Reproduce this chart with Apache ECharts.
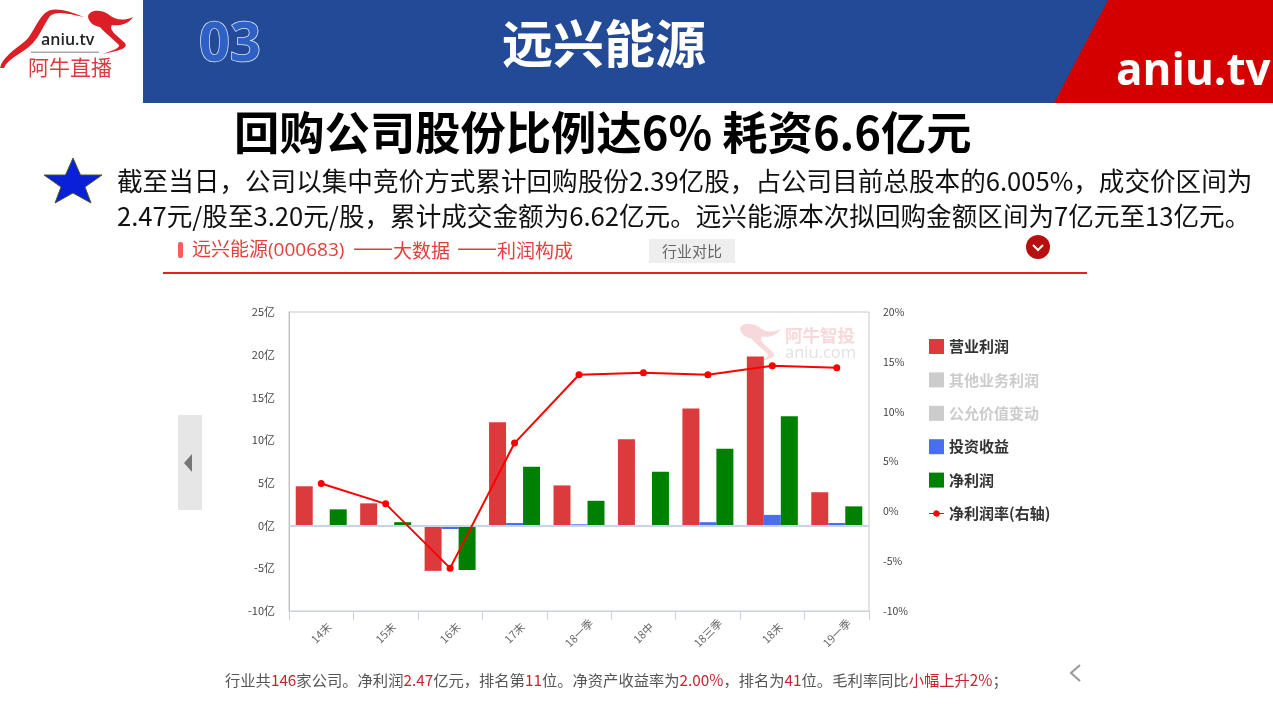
<!DOCTYPE html>
<html>
<head>
<meta charset="utf-8">
<title>远兴能源</title>
<script src="https://cdn.jsdelivr.net/npm/echarts@6/dist/echarts.min.js"></script>
<style>
  html, body { margin: 0; padding: 0; background: #fff; }
  #chart { width: 1273px; height: 705px; }
</style>
</head>
<body>
<div id="chart"></div>
<script>
// 数据
const categories = ['14末', '15末', '16末', '17末', '18一季', '18中', '18三季', '18末', '19一季']
const operatingProfit = [4.6, 2.6, -5.3, 12.1, 4.7, 10.1, 13.7, 19.8, 3.9]
const otherProfit = []
const fairValueChange = []
const investIncome = [0.02, -0.1, -0.4, 0.3, 0.15, 0.05, 0.4, 1.25, 0.3]
const netProfit = [1.9, 0.4, -5.2, 6.9, 2.9, 6.3, 9.0, 12.8, 2.25]
const netMargin = [2.8, 0.75, -5.7, 6.85, 13.7, 13.9, 13.7, 14.6, 14.4]
const legendNames = ['营业利润', '其他业务利润', '公允价值变动', '投资收益', '净利润', '净利润率(右轴)']

const FONT = '"Noto Sans CJK SC", "Noto Sans", sans-serif'
const myChart = echarts.init(document.getElementById('chart'))

// 袋鼠 logo 形状
const roBody = 'M0,68 C2,58 14,50 24,42 C32,36 36,22 44,14 C52,6 66,10 84,17 C70,14 56,10 50,16 C44,24 40,36 32,44 C22,54 8,58 4,68 Z '
const roHead = 'M88,16 C90,10 100,9 108,14 C114,19 122,22 133,17 C128,25 118,26 112,25 C108,30 118,36 125,43 C128,48 122,50 103,54 C114,50 120,48 119,45 C112,38 104,32 100,27 C94,26 88,22 88,16 Z'
echarts.graphic.registerShape('kangaroo', echarts.graphic.extendPath(roBody + roHead, {}))
echarts.graphic.registerShape('kangarooHead', echarts.graphic.extendPath(roHead, {}))

const txt = (x, y, text, size, fill, extra) => ({
  type: 'text', x, y, silent: true,
  style: Object.assign({ text, fill, font: size + 'px ' + FONT, textVerticalAlign: 'middle' }, extra || {}),
})
const boldTxt = (x, y, text, size, fill, extra) => ({
  type: 'text', x, y, silent: true,
  style: Object.assign({ text, fill, font: 'bold ' + size + 'px ' + FONT, textVerticalAlign: 'middle' }, extra || {}),
})

const decorations = [
  // 顶部
  { type: 'rect', shape: { x: 143, y: 0, width: 1130, height: 103 }, style: { fill: '#234a96' }, silent: true },
  { type: 'polygon', shape: { points: [[1108, 0], [1273, 0], [1273, 103], [1054, 103]] }, style: { fill: '#d40000' }, silent: true },
  boldTxt(1116, 72, 'aniu.tv', 44, '#fff', { font: 'bold 44px "Open Sans", sans-serif' }),
  boldTxt(199, 46, '03', 54, '#2f60c6', { font: 'bold 54px "Open Sans", sans-serif', stroke: '#dfe8f8', lineWidth: 1.5 }),
  boldTxt(502, 44, '远兴能源', 51, '#fff'),
  // logo
  { type: 'kangaroo', x: 0, y: 0, silent: true, style: { fill: '#dc1f26' } },
  txt(41, 40, 'aniu.tv', 16, '#222', { font: '600 16px "Open Sans", sans-serif' }),
  { type: 'rect', shape: { x: 31, y: 51.5, width: 68, height: 1.5 }, style: { fill: '#aaa' }, silent: true },
  txt(28, 67, '阿牛直播', 21, '#dc3a40'),
  // 标题与正文
  boldTxt(234, 133, '回购公司股份比例达6% 耗资6.6亿元', 45.3, '#000'),
  { type: 'polygon', shape: { points: [[73, 158], [80.5, 175], [102, 175], [85, 187], [91, 203], [73, 193], [55, 203], [61, 187], [44, 175], [65.5, 175]] }, style: { fill: '#0a1fd8', stroke: '#4a5a20', lineWidth: 1 }, silent: true },
  txt(117, 181, '截至当日，公司以集中竞价方式累计回购股份2.39亿股，占公司目前总股本的6.005%，成交价区间为', 25.6, '#111'),
  txt(117, 216, '2.47元/股至3.20元/股，累计成交金额为6.62亿元。远兴能源本次拟回购金额区间为7亿元至13亿元。', 25.6, '#111'),
  // 页内标题栏
  { type: 'rect', shape: { x: 178, y: 242, width: 5, height: 16, r: 2 }, style: { fill: '#ff5a5a' }, silent: true },
  txt(192, 251, '远兴能源(000683)', 19, '#e2403c', { font: '19px "Open Sans", "Noto Sans CJK SC", sans-serif' }),
  txt(353, 247, '——', 24, '#e2403c'),
  txt(393, 251, '大数据', 19, '#e2403c'),
  txt(457, 247, '——', 24, '#e2403c'),
  txt(497, 251, '利润构成', 19, '#e2403c'),
  { type: 'rect', shape: { x: 649, y: 239, width: 86, height: 24 }, style: { fill: '#eeeeee' }, silent: true },
  txt(662, 251, '行业对比', 15, '#666'),
  { type: 'circle', shape: { cx: 1038, cy: 247, r: 12 }, style: { fill: '#b50f0f' }, silent: true },
  { type: 'polyline', shape: { points: [[1033, 245], [1038, 250], [1043, 245]] }, style: { stroke: '#fff', lineWidth: 2, fill: null }, silent: true },
  { type: 'rect', shape: { x: 163, y: 272, width: 924, height: 2 }, style: { fill: '#e02424' }, silent: true },
  // 翻页
  { type: 'rect', shape: { x: 178, y: 415, width: 24, height: 95 }, style: { fill: '#e6e6e6' }, silent: true },
  { type: 'polygon', shape: { points: [[192, 454], [192, 472], [184, 463]] }, style: { fill: '#777' }, silent: true },
  { type: 'polyline', shape: { points: [[1080, 665], [1071, 673], [1080, 681]] }, style: { stroke: '#999', lineWidth: 2, fill: null }, silent: true },
  // 水印
  { type: 'kangarooHead', x: 661, y: 314, scaleX: 0.9, scaleY: 0.9, silent: true, style: { fill: '#f8d9d9' } },
  boldTxt(785, 335, '阿牛智投', 17.5, '#f8d9d9'),
  txt(785, 353, 'aniu.com', 16.5, '#e2e2e2', { font: '16.5px "Open Sans", sans-serif' }),
  // 底部说明
  {
    type: 'text', x: 225, y: 680, silent: true,
    style: {
      text: '{n|行业共}{r|146}{n|家公司。净利润}{r|2.47}{n|亿元，排名第}{r|11}{n|位。净资产收益率为}{r|2.00%}{n|，排名为}{r|41}{n|位。毛利率同比}{r|小幅上升2%}{n|；}',
      textVerticalAlign: 'middle',
      rich: {
        n: { fill: '#555', font: '15.3px ' + FONT },
        r: { fill: '#c8232c', font: '15.3px ' + FONT },
      },
    },
  },
]

const barSeries = (name, data, color) => ({
  name, type: 'bar', data, barWidth: 17, barGap: 0,
  itemStyle: { color },
})

const lineIcon = 'path://M0,3H4.1A3.5,3.5 0 0 1 10.9,3H15V4H10.9A3.5,3.5 0 0 1 4.1,4H0Z'

const option = {
  animation: false,
  textStyle: { fontFamily: FONT },
  grid: { left: 289, right: 404, top: 312, bottom: 94, show: true, borderColor: '#c8c8c8', borderWidth: 1 },
  legend: {
    orient: 'vertical', left: 924, top: 334,
    itemWidth: 15, itemHeight: 15, itemGap: 18.4,
    data: legendNames.map((name, i) => ({ name, icon: i === 5 ? lineIcon : 'rect' })),
    selected: { '其他业务利润': false, '公允价值变动': false },
    inactiveColor: '#cccccc',
    textStyle: { fontSize: 15, fontWeight: 'bold', color: '#333', fontFamily: FONT },
  },
  xAxis: {
    type: 'category',
    data: categories,
    axisLine: { onZero: false, lineStyle: { color: '#c8d4e6', width: 1 } },
    axisTick: { show: true, length: 9, lineStyle: { color: '#c8d4e6' } },
    axisLabel: { rotate: 45, align: 'center', verticalAlign: 'middle', margin: 22, fontSize: 11, color: '#666', interval: 0 },
  },
  yAxis: [
    {
      type: 'value', min: -10, max: 25, interval: 5,
      axisLine: { show: true, lineStyle: { color: '#c0c0c0' } },
      axisTick: { show: false },
      splitLine: { show: false },
      axisLabel: { formatter: '{value}亿', fontSize: 11, color: '#444', margin: 14 },
    },
    {
      type: 'value', min: -10, max: 20, interval: 5, position: 'right',
      axisLine: { show: false },
      axisTick: { show: false },
      splitLine: { show: false },
      axisLabel: { formatter: '{value}%', fontSize: 10.5, color: '#444', margin: 14 },
    },
  ],
  series: [
    Object.assign(barSeries(legendNames[0], operatingProfit, '#dc3b3e'), {
      markLine: {
        silent: true, symbol: 'none', label: { show: false },
        lineStyle: { color: '#c6d4e8', width: 2, type: 'solid' },
        data: [{ yAxis: 0 }],
      },
    }),
    barSeries(legendNames[1], otherProfit, '#999999'),
    barSeries(legendNames[2], fairValueChange, '#bbbbbb'),
    barSeries(legendNames[3], investIncome, '#4a6fec'),
    barSeries(legendNames[4], netProfit, '#008000'),
    {
      name: legendNames[5],
      type: 'line',
      yAxisIndex: 1,
      data: netMargin,
      symbol: 'circle',
      symbolSize: 7,
      z: 5,
      lineStyle: { color: '#ff0000', width: 2 },
      itemStyle: { color: '#ff0000' },
    },
  ],
  graphic: { elements: decorations },
}
myChart.setOption(option)
</script>
</body>
</html>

-----

Given problem
Skip the pictures, please, and transcribe only the lines from the beginning of the material through the one that contains "const myChart = echarts.init(document.getElementById('chart'))".

Worked answer
Reproduce this chart with Apache ECharts.
<!DOCTYPE html>
<html>
<head>
<meta charset="utf-8">
<title>远兴能源</title>
<script src="https://cdn.jsdelivr.net/npm/echarts@6/dist/echarts.min.js"></script>
<style>
  html, body { margin: 0; padding: 0; background: #fff; }
  #chart { width: 1273px; height: 705px; }
</style>
</head>
<body>
<div id="chart"></div>
<script>
// 数据
const categories = ['14末', '15末', '16末', '17末', '18一季', '18中', '18三季', '18末', '19一季']
const operatingProfit = [4.6, 2.6, -5.3, 12.1, 4.7, 10.1, 13.7, 19.8, 3.9]
const otherProfit = []
const fairValueChange = []
const investIncome = [0.02, -0.1, -0.4, 0.3, 0.15, 0.05, 0.4, 1.25, 0.3]
const netProfit = [1.9, 0.4, -5.2, 6.9, 2.9, 6.3, 9.0, 12.8, 2.25]
const netMargin = [2.8, 0.75, -5.7, 6.85, 13.7, 13.9, 13.7, 14.6, 14.4]
const legendNames = ['营业利润', '其他业务利润', '公允价值变动', '投资收益', '净利润', '净利润率(右轴)']

const FONT = '"Noto Sans CJK SC", "Noto Sans", sans-serif'
const myChart = echarts.init(document.getElementById('chart'))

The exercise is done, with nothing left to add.